Matheus Melecchi

Personal information
- Nationality: Brazil
- Born: 11 November 2005 (age 20) Porto Alegre, Brazil

Sport
- Sport: Swimming
- Event: Marathon swimming

Medal record
Representing Brazil
South American Games
| Gold medal – first place | 2026 Santa Fe | 10 km open water |
Pan American Championships
| Gold medal – first place | 2025 Medellín | 10 km 20-22 |
Junior Pan American Games
| Gold medal – first place | 2025 Asunción | 10 km open water |

= Matheus Melecchi =

Brazilian swimmer (born 2005)

Matheus de Freitas Melecchi (born 11 November 2005) is an Brazilian marathon swimmer. He is a gold medalist at the Pan American Championships and South American Games.

==Career==
Melecchi competed in the 2024 World Aquatics Open Water Swimming World Cup, in which he topped the junior men's standings.

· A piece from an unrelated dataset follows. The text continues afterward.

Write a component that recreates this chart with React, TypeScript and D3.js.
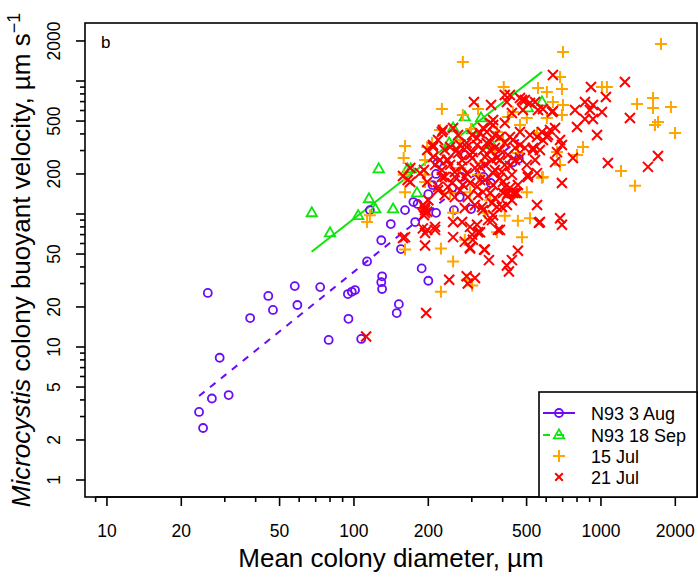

Melecchi competed in the 10 km 20-22 event of the 2025 Pan American Aquatics Championships and won a gold medal, leading him to qualify for the Junior Pan American Games and the World Aquatics Championships. He competed in four events at the aforementioned World Aquatics Championships held in Singapore. Then at the Junior Pan American Games held in Asunción, Paraguay, he won the gold medal at the men's 10 km event.

Melecchi competed in the men's 10 km event at the 2026 Pan Pacific Swimming Championships held in Long Beach, California, U.S., where he finished in eleventh place. He then competed at the 2026 South American Games held in Santa Fe Province, where he won the gold medal in the men's 10 km event, becoming the first person to win a gold medal at the games.